Kill With Kindness

I have found a healthy balance of telling the truth and keeping my mouth closed. A valuable life lesson learned the hard way.

I've also found a healthy balance in friendship. Ups and downs. Moments of betrayals.

Sometimes you can call people out on their bull, sometimes you can only keep your mouth closed long enough to find a quiet place to say things to yourself. (Mostly because under your breath rarely is as secretive as you wish it had been).

And gossip is never as safe as you think either. Although sometimes the word gossip seems like a much harsher word than you want to use. You don't always mean things you say in a negative light, but they can easily be repeated in one and you'll never get the opportunity to right it because people rarely confront the person where the "gossip" came from. They just keep it inside, hold it against the person, and never trust them again... or if they're very vindictive, look for any and every opportunity to get them back.

Old news.

But really, sometimes the word gossip is a harsh term. Makes me wonder what the dictionary definition is...

(Pause while I look it up.)

Well, dictionary.com says it basically means "to tattle". So, underlining definition would be almost an attitude? The heart behind the words, eh?

But, as human beings, is it our responsibility to be a door mat? Should we just keep our mouths closed when people that supposedly care about us continue to treat us disrespectfully? I consider myself fair and a pretty patient person, but there's only so much I can let slide. There does come a point where I feel the need to stand up for myself. Maybe people aren't always fully aware of how hurtful the things they say can be, though you shouldn't have to go around constantly telling people that mocking you or the things you like is disrespectful. That's the kind of thing that should be common sense.

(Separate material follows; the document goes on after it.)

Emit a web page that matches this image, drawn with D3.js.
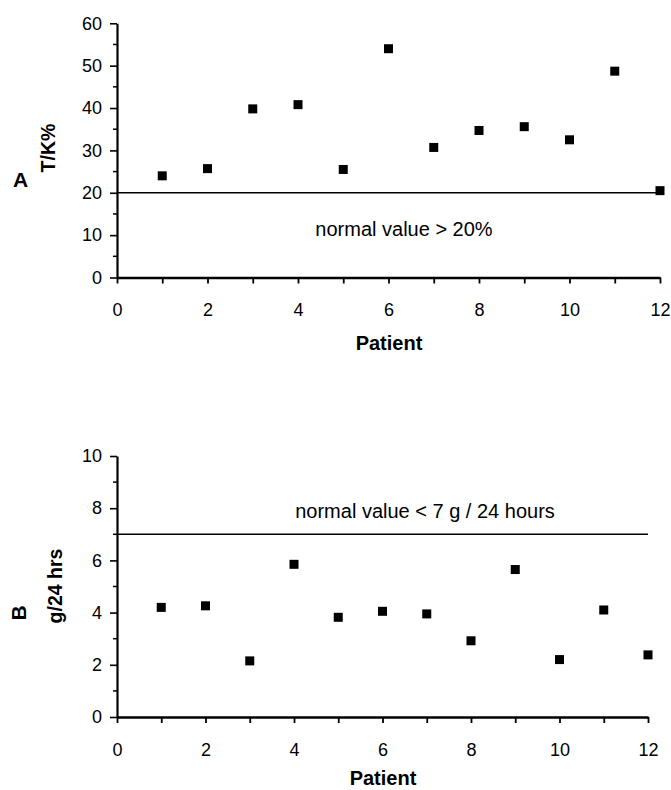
<!DOCTYPE html>
<html>
<head>
<meta charset="utf-8">
<script src="https://cdn.jsdelivr.net/npm/d3@7"></script>
<style>
  html, body { margin: 0; padding: 0; background: #fff; }
  svg { display: block; font-family: "Liberation Sans", Arial, sans-serif; }
</style>
</head>
<body>
<svg id="chart" width="671" height="790"></svg>
<script>
// Patients 1..12
const patients = [1, 2, 3, 4, 5, 6, 7, 8, 9, 10, 11, 12];
// Panel A: T/K ratio (%)
const tkValues = [24, 25.7, 39.8, 40.8, 25.5, 54, 30.7, 34.7, 35.6, 32.5, 48.7, 20.5];
// Panel B: excretion (g/24 hrs)
const gValues = [4.2, 4.26, 2.15, 5.85, 3.82, 4.05, 3.95, 2.92, 5.65, 2.2, 4.1, 2.38];
// Axis ticks
const xTickLabels = [0, 2, 4, 6, 8, 10, 12];
const tkTicks = [0, 10, 20, 30, 40, 50, 60];
const gTicks = [0, 2, 4, 6, 8, 10];
// Reference thresholds
const tkNormal = 20;
const gNormal = 7;

const svg = d3.select("#chart");
const FONT = "Liberation Sans, Arial, sans-serif";

function panel(cfg) {
  const x = d3.scaleLinear().domain([0, 12]).range([cfg.x0, cfg.x1]);
  const y = d3.scaleLinear().domain(cfg.yDomain).range([cfg.y0, cfg.y1]);
  const g = svg.append("g");

  // minor y ticks
  g.append("g").selectAll("line").data(cfg.minor).join("line")
    .attr("x1", cfg.x0 - 4).attr("x2", cfg.x0)
    .attr("y1", d => y(d)).attr("y2", d => y(d))
    .attr("stroke", "#000").attr("stroke-width", 1.5);

  // y axis with major ticks
  const yAxis = d3.axisLeft(y).tickValues(cfg.yTicks).tickSize(7).tickPadding(8).tickSizeOuter(0);
  const ya = g.append("g").attr("transform", `translate(${cfg.x0},0)`).call(yAxis);
  ya.select(".domain").attr("stroke-width", 2.2);
  ya.selectAll(".tick line").attr("stroke-width", 1.6);
  ya.selectAll(".tick text").attr("font-size", 18).attr("font-family", FONT).attr("fill", "#000");

  // x axis: ticks at each patient, labels on even values
  const xAxis = d3.axisBottom(x).tickValues(d3.range(0, 13)).tickSize(6).tickPadding(20).tickSizeOuter(0)
    .tickFormat(d => xTickLabels.includes(d) ? d : "");
  const xa = g.append("g").attr("transform", `translate(0,${cfg.y0})`).call(xAxis);
  xa.select(".domain").attr("stroke-width", 2.6);
  xa.selectAll(".tick line").attr("stroke-width", 1.8);
  xa.selectAll(".tick text").attr("font-size", 18).attr("font-family", FONT).attr("fill", "#000");

  // normal value line
  g.append("line")
    .attr("x1", x(0)).attr("x2", x(12))
    .attr("y1", y(cfg.normal)).attr("y2", y(cfg.normal))
    .attr("stroke", "#000").attr("stroke-width", 1.5);

  g.append("text")
    .attr("x", cfg.noteX).attr("y", cfg.noteY)
    .attr("text-anchor", "middle").attr("font-size", 20)
    .text(cfg.note);

  // data markers
  g.append("g").selectAll("rect").data(cfg.values).join("rect")
    .attr("x", (d, i) => x(patients[i]) - 4.5)
    .attr("y", d => y(d) - 4.5)
    .attr("width", 9).attr("height", 9)
    .attr("fill", "#000");

  // axis titles
  g.append("text")
    .attr("x", (cfg.x0 + x(12)) / 2 + 0.5).attr("y", cfg.y0 + cfg.titleGap)
    .attr("text-anchor", "middle").attr("font-size", 20).attr("font-weight", "bold")
    .text("Patient");

  g.append("text")
    .attr("transform", `translate(${cfg.yLabelX},${cfg.yLabelY}) rotate(-90)`)
    .attr("text-anchor", "middle").attr("font-size", 19.5).attr("font-weight", "bold")
    .text(cfg.yLabel);

  g.append("text")
    .attr("transform", `translate(${cfg.letterX},${cfg.letterY}) rotate(${cfg.letterRot})`)
    .attr("text-anchor", "middle").attr("font-size", 21).attr("font-weight", "bold")
    .text(cfg.letter);
}

panel({
  values: tkValues, yDomain: [0, 60], yTicks: tkTicks,
  minor: d3.range(5, 60, 10),
  x0: 117, x1: 660, y0: 277.5, y1: 23.3, titleGap: 72,
  normal: tkNormal, note: "normal value > 20%", noteX: 404, noteY: 236,
  yLabel: "T/K%", yLabelX: 55, yLabelY: 148, letter: "A", letterX: 20.5, letterY: 187, letterRot: 0
});

panel({
  values: gValues, yDomain: [0, 10], yTicks: gTicks,
  minor: d3.range(1, 10, 2),
  x0: 117, x1: 648, y0: 717, y1: 456, titleGap: 68,
  normal: gNormal, note: "normal value < 7 g / 24 hours", noteX: 425, noteY: 518,
  yLabel: "g/24 hrs", yLabelX: 62, yLabelY: 586, letter: "B", letterX: 26, letterY: 613, letterRot: -90
});
</script>
</body>
</html>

But when I finish yelling at the computer screen, I breathe out. And when I finish counting to ten in my head in person, I breathe out. I think of something positive and try to release the negatives. Then I try to have a laugh. Because laughter heals the soul.

And I talk it out. It helps. It doesn't make the situations any less annoying to have to deal with, but it helps to move on without blowing up in someone's face. Anger control, in so many words.

And it helps to know that everyone deals with these things, everyday. And more than once I'm sure they've had to deal with me in that way. Because I'm human too.